The reality is that there are six state assembly elections due between now and December. In most of these states, potential allies of the bigger fight in 2024 will transform themselves into arch-rivals and engage in ferocious fights. These fights may well result in the attrition of the commitment and discipline required to build partnerships for the 2024 election battle. Aam Aadmi Party has already begun positioning itself to take on the Congress and the BJP in Rajasthan. The Congress will be engaged in a war with regional parties in Telangana.
A regional ruling party may not be equally certain of winning the maximum seats in the state in the 2024 elections. It is entirely likely that potential allies will fight each other to the death and create space for the BJP to win a large number of seats. In the recently concluded state assembly elections in Tripura, the Congress and the CPI (M) were partners; the newly hatched TIPRA Motha fought independently, but helped the BJP win the bare majority of 33 seats out of 60 by splitting the opposition vote. In Goa, AAP and the Trinamool Congress split the anti-BJP vote and bled the Congress. In Gujarat, AAP ate into mostly Congress votes and helped the BJP retain power.
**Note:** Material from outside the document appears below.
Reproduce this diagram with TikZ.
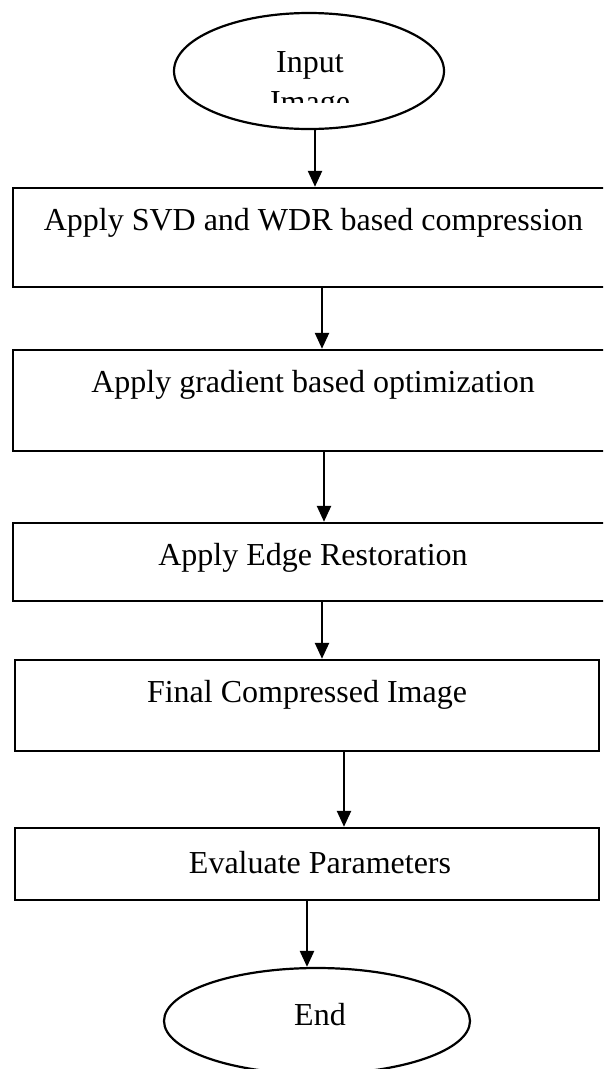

The list of such self-defeating exercises by the anti-Modi opposition can be stretched, if an analysis is done constituency by constituency.
The party that best recognises why allies matter is the BJP. The necessity of building partnerships with regional and smaller parties — especially micro caste-based parties that represent communities that have emerged — to claim a share of power that coalitions offer as access to opportunity, in advance, is clearly understood by the BJP. Especially in large states like Uttar Pradesh and in the North East, where a different kind of identity politics is the norm.
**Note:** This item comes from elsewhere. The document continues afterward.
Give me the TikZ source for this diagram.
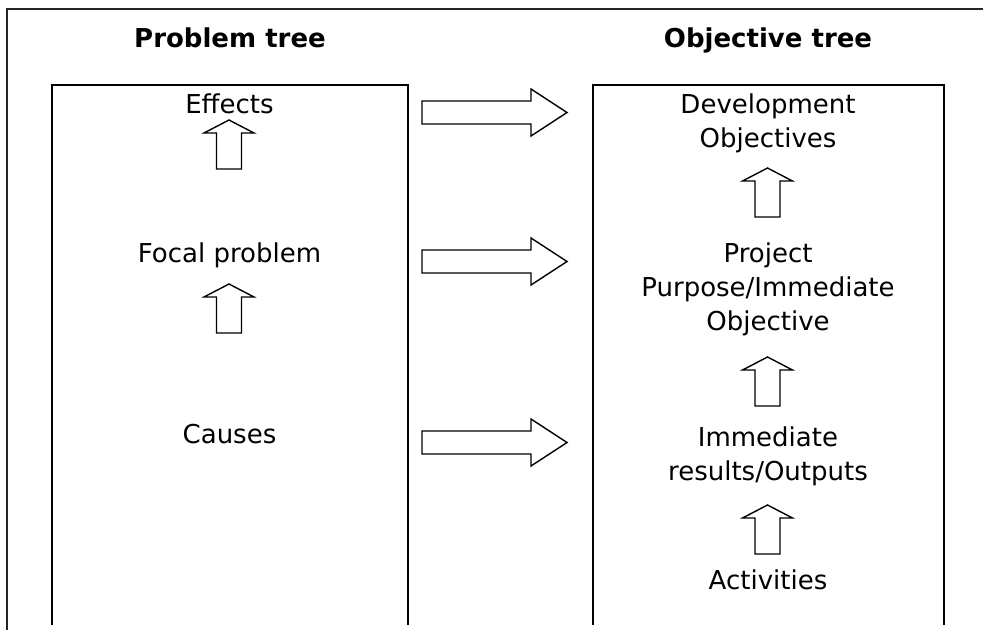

The opposition has very little choice on what its strategy should be, because the BJP has already laid out the board with its pieces well-placed. It has laboured over how specific parties, no matter how small, can increase its chances of winning. Additionally, the BJP is working to keep potential allies divided.
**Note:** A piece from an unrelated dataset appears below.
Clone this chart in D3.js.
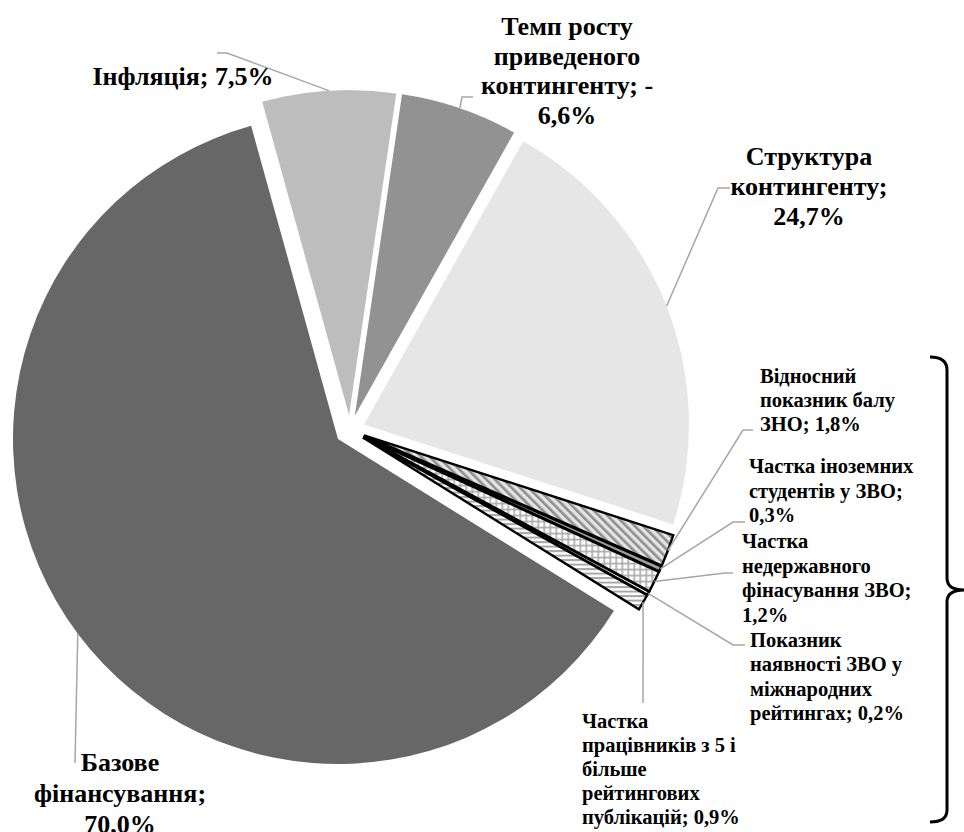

For the anti-Modi opposition to take on the challenge of the BJP, the minimum requirement is to negotiate a strategy for how to win constituency by constituency in the 2024 elections. The era of post-election alliances arrived at through interminable consultations with honest brokers working overtime is over. Maharashtra’s recent politics is the best instance of how wheeling and dealing works, even if it rearranges the order of things as mandated in the Constitution.
There is a unified core of opposition to the Narendra Modi BJP secreted within at least four separate and independent initiatives. The regulars at more than one of these unified opposition meetings, mostly to decide on floor strategy for turbulent Parliament sessions, are the two Communist Parties, the Rashtriya Janata Dal, and lately the Janata Dal (United), the Janata Dal (Secular), the Nationalist Congress Party and the DMK.
The Congress and its long-term allies seem to have a stable but not effective winning combination. It is, therefore, up to Congress and its allies to work out how to add partners instead of antagonising them. A reflection of how potential allies perceive Congress is evident in the theory that Congress should gracefully decline the job of leading an anti-Modi formation. Instead, it should play second fiddle to a smaller party with a charismatic leader, who can be the “face” of the formation.
Akhilesh Yadav may not have the heft as yet to mediate with the contentious parties within the opposition space. There are other parties and leaders who could work together to put an allied offensive in place. Whether that exercise would succeed or fall apart is a risk that the opposition may choose to take, if it thinks it can challenge the BJP. Till it does so, the current exercises are all noise and no substance.